● Aim of the exercise: Copy nothing but the stretch that opens with the line containing "Write the Apache ECharts code for this chart." and closes with the line containing "const SIZE_MARKS = [80, 100, 120, 140, 160, 180, 200];". Keep pictures out.

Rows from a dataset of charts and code
______
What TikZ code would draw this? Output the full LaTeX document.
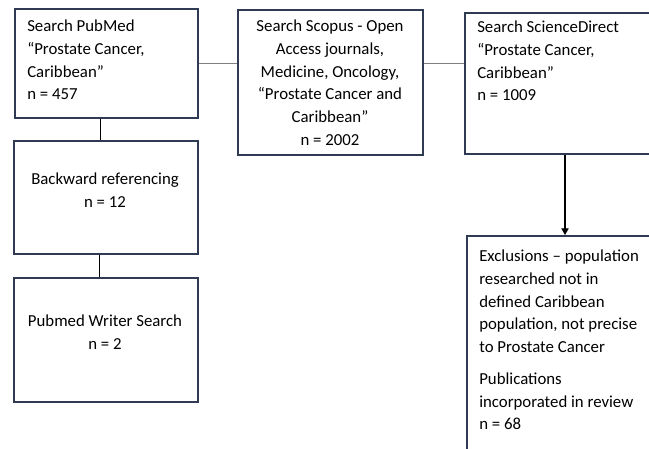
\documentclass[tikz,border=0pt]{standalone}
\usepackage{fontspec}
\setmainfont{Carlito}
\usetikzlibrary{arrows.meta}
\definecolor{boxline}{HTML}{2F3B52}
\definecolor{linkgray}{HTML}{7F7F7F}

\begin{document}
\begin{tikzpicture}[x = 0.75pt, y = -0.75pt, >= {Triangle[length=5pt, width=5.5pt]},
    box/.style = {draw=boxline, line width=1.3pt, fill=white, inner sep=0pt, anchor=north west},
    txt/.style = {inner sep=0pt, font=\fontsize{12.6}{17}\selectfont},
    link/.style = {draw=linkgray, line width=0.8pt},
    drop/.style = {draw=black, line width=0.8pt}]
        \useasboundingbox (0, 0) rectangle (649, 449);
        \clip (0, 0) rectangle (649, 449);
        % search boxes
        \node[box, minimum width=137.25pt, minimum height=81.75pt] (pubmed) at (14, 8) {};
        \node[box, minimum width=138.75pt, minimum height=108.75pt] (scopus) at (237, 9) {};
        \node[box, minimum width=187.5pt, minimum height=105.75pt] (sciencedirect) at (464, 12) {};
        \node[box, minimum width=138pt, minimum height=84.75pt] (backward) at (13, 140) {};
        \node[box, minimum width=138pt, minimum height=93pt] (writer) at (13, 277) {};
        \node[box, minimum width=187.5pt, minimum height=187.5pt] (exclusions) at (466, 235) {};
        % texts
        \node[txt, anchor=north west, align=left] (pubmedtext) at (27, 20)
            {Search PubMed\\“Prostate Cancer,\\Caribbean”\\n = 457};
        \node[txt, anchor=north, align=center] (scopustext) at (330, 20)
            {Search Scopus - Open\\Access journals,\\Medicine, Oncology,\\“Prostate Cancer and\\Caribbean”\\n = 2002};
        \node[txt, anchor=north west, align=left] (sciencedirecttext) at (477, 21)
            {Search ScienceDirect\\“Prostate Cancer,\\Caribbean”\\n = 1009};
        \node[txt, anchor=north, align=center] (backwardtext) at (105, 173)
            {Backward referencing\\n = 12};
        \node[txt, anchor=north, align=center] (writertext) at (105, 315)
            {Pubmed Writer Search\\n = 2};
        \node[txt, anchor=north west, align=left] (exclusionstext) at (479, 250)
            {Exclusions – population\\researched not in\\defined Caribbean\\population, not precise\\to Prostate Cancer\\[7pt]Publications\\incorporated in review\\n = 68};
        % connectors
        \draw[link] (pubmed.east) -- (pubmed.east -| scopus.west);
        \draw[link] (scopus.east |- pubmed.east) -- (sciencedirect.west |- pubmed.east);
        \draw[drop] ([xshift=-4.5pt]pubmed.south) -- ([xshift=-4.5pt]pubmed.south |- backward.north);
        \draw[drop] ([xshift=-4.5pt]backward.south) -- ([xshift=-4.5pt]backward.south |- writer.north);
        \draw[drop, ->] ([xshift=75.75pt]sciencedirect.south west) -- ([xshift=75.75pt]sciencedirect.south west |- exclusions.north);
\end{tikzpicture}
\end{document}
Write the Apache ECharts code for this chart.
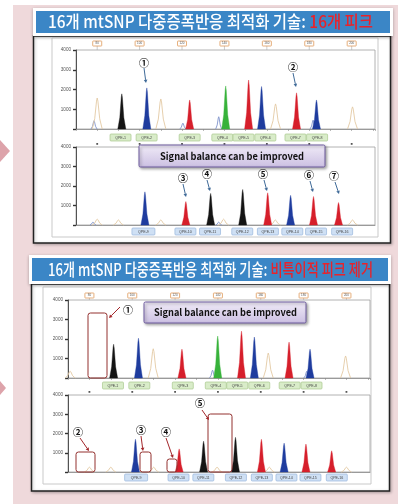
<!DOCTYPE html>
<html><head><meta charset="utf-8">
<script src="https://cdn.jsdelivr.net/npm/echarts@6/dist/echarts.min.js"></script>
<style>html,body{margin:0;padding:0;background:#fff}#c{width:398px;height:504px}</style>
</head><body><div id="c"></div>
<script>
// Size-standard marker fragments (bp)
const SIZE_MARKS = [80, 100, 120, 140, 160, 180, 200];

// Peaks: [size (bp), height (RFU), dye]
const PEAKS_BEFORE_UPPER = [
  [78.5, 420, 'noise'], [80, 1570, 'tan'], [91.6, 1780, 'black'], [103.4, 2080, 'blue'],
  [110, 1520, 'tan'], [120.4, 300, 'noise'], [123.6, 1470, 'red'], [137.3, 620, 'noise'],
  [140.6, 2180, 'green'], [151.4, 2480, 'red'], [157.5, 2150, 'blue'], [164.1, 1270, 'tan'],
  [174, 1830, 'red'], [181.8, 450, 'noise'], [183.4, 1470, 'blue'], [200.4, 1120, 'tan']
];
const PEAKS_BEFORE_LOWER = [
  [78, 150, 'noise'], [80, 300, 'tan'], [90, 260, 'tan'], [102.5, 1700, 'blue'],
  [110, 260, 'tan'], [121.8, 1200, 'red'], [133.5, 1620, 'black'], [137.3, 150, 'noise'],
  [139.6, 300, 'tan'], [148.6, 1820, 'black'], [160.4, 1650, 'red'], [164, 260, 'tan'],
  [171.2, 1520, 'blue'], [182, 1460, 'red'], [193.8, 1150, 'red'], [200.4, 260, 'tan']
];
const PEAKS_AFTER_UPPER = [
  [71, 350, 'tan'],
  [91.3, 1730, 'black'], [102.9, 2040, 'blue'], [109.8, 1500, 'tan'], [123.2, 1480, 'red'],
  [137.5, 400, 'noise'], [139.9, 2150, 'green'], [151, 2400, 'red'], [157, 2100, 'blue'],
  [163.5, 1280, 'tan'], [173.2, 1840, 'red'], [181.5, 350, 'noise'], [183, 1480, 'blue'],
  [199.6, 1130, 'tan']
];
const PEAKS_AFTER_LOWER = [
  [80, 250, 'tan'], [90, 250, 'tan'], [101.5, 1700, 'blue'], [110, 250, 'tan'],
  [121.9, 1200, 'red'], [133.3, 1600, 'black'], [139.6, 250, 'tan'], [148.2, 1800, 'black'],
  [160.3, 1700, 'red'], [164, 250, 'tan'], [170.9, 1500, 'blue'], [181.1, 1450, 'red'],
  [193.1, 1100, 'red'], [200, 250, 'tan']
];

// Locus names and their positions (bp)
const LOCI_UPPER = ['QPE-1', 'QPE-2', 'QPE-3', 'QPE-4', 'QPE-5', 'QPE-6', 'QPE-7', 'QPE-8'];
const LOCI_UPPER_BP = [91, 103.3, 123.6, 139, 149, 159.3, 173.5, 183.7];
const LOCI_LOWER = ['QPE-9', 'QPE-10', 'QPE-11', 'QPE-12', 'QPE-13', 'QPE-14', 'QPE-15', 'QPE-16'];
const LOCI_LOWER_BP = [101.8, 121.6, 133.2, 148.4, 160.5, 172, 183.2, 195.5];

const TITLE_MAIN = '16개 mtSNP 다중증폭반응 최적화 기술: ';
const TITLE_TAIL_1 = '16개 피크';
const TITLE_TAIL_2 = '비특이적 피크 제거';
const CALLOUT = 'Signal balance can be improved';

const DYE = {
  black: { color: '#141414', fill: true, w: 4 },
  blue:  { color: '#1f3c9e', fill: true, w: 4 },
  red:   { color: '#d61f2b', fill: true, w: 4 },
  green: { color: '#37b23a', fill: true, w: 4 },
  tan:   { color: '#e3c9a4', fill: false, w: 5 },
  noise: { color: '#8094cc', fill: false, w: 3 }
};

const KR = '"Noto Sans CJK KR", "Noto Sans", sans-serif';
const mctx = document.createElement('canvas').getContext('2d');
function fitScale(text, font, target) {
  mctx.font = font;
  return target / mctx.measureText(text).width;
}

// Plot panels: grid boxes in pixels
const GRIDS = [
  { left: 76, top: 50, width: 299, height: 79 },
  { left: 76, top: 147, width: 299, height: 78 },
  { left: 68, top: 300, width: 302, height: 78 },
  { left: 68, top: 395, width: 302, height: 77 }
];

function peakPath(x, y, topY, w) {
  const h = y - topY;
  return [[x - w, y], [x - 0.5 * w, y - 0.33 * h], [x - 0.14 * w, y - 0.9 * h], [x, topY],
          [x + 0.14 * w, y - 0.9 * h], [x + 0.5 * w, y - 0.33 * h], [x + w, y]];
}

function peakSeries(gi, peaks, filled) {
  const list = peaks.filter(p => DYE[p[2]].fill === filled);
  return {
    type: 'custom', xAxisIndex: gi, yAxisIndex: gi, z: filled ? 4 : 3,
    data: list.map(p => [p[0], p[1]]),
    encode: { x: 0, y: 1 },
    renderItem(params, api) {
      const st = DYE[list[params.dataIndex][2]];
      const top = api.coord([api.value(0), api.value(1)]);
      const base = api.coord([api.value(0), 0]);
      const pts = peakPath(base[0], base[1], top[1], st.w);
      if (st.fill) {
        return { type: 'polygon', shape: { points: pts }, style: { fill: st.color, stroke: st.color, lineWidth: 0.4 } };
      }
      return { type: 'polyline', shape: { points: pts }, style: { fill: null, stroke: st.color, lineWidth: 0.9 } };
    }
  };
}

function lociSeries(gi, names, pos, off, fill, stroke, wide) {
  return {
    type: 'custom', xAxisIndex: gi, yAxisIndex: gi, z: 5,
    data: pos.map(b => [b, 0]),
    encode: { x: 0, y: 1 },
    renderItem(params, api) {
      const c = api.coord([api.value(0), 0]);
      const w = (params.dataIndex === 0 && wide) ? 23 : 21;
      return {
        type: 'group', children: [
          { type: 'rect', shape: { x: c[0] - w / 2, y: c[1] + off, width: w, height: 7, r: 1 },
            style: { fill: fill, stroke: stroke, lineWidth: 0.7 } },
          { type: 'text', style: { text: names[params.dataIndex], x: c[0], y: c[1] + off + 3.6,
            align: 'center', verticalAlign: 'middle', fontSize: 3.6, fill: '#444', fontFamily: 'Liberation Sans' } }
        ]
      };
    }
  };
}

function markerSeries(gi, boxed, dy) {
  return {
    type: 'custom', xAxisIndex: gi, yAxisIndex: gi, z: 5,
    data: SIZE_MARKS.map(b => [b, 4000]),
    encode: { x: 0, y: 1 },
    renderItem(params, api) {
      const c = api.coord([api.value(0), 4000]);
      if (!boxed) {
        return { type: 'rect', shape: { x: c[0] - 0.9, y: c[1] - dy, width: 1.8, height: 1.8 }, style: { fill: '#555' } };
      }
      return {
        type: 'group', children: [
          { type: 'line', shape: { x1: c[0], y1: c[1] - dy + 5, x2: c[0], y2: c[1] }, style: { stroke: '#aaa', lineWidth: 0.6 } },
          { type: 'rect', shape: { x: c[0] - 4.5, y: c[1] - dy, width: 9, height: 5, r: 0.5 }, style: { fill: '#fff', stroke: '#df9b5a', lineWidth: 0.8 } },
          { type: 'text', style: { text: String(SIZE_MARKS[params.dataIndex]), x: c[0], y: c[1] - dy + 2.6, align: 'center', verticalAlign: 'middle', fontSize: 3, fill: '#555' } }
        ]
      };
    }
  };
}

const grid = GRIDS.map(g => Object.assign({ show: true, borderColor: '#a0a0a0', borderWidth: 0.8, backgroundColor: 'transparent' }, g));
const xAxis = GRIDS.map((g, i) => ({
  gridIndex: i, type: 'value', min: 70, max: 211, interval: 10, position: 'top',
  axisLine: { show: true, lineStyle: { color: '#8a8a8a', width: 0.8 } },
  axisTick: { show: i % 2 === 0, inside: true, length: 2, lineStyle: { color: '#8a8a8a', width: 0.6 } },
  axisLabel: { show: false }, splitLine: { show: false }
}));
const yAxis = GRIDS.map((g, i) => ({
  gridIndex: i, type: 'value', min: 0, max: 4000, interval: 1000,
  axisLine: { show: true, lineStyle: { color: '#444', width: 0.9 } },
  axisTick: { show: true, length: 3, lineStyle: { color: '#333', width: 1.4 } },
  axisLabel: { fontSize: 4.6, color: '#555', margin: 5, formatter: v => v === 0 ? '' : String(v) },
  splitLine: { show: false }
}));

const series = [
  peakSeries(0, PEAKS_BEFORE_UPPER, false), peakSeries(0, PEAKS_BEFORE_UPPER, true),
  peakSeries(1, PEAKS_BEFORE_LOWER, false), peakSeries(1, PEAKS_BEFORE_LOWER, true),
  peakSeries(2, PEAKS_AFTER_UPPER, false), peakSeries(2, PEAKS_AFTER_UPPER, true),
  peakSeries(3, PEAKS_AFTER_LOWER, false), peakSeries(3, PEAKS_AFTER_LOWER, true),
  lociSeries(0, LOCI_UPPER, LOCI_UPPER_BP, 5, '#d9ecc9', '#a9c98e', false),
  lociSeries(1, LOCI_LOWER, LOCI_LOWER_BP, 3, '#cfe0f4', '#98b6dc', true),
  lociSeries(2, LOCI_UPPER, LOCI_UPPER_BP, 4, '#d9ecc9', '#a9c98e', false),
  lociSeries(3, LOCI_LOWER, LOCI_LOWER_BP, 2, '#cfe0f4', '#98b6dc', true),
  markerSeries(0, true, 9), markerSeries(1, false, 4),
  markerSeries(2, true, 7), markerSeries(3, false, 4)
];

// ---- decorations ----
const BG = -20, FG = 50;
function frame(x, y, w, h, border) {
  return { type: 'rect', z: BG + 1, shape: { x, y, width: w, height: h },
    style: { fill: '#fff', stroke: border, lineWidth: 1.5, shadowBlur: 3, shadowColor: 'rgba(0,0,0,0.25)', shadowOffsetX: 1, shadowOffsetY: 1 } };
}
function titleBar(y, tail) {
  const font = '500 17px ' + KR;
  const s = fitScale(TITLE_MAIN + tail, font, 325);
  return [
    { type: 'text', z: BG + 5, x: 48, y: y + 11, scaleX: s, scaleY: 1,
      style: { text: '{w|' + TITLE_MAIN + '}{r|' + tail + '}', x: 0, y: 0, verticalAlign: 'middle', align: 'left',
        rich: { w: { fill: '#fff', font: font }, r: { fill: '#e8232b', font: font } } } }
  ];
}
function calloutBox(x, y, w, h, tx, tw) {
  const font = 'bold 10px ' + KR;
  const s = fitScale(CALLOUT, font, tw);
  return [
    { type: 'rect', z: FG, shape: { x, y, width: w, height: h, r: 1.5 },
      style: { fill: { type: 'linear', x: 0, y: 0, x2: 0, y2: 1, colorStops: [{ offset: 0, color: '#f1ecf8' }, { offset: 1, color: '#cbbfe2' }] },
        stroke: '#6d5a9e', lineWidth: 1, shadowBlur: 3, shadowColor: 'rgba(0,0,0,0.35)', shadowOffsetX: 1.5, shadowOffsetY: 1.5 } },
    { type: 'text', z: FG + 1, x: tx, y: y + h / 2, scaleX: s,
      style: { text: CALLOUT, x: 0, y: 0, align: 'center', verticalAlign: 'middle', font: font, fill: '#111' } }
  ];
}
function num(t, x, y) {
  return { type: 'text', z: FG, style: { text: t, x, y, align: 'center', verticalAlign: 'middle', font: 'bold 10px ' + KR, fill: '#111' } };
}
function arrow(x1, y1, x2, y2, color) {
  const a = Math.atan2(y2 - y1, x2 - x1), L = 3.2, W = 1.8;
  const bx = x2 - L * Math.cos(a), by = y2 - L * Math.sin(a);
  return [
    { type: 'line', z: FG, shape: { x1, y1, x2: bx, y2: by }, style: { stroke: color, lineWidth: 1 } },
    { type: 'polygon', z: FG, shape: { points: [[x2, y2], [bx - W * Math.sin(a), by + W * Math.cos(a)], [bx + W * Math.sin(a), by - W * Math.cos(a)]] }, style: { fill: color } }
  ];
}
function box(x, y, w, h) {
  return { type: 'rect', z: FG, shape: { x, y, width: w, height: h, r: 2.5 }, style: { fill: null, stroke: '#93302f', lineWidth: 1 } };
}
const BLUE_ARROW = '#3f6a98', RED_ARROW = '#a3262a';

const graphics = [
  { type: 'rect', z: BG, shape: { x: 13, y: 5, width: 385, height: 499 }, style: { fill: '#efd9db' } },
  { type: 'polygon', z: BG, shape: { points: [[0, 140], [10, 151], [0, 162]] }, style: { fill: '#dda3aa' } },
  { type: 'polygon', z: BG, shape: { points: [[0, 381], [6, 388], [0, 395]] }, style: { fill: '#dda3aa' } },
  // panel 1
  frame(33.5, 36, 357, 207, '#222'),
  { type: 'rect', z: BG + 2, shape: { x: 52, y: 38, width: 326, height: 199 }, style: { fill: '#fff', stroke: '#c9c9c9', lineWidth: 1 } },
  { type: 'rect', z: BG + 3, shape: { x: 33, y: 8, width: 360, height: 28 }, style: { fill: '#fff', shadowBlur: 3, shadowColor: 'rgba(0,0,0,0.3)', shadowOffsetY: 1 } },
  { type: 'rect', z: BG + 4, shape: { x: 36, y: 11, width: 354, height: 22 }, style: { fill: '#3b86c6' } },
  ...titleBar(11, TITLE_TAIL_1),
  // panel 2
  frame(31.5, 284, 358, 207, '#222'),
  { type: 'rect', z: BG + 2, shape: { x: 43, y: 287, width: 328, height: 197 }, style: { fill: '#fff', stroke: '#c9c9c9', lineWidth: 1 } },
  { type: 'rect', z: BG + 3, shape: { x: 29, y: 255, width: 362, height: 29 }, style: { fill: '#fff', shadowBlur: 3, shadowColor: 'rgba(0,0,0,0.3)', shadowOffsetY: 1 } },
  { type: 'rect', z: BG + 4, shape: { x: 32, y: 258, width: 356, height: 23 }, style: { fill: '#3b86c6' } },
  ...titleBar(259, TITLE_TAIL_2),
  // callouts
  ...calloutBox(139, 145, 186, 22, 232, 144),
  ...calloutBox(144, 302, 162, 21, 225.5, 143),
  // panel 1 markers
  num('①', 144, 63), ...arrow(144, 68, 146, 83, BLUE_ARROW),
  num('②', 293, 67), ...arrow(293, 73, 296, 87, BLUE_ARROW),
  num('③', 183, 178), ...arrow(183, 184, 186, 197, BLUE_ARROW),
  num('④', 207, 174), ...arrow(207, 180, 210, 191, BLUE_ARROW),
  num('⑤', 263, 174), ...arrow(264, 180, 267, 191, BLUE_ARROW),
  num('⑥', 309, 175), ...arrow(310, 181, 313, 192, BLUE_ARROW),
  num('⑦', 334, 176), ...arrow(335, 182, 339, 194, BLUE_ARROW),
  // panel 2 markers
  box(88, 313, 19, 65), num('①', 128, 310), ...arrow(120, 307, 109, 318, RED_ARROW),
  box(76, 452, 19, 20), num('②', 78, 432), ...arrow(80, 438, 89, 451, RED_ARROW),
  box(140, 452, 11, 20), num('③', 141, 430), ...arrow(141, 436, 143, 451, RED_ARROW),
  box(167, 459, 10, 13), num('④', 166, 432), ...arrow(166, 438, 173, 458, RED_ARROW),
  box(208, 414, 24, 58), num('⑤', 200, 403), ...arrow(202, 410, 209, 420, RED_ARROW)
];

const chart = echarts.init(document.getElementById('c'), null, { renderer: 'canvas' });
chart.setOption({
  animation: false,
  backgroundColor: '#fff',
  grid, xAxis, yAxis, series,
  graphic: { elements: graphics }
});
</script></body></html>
______
● Response:
Write the Apache ECharts code for this chart.
<!DOCTYPE html>
<html><head><meta charset="utf-8">
<script src="https://cdn.jsdelivr.net/npm/echarts@6/dist/echarts.min.js"></script>
<style>html,body{margin:0;padding:0;background:#fff}#c{width:398px;height:504px}</style>
</head><body><div id="c"></div>
<script>
// Size-standard marker fragments (bp)
const SIZE_MARKS = [80, 100, 120, 140, 160, 180, 200];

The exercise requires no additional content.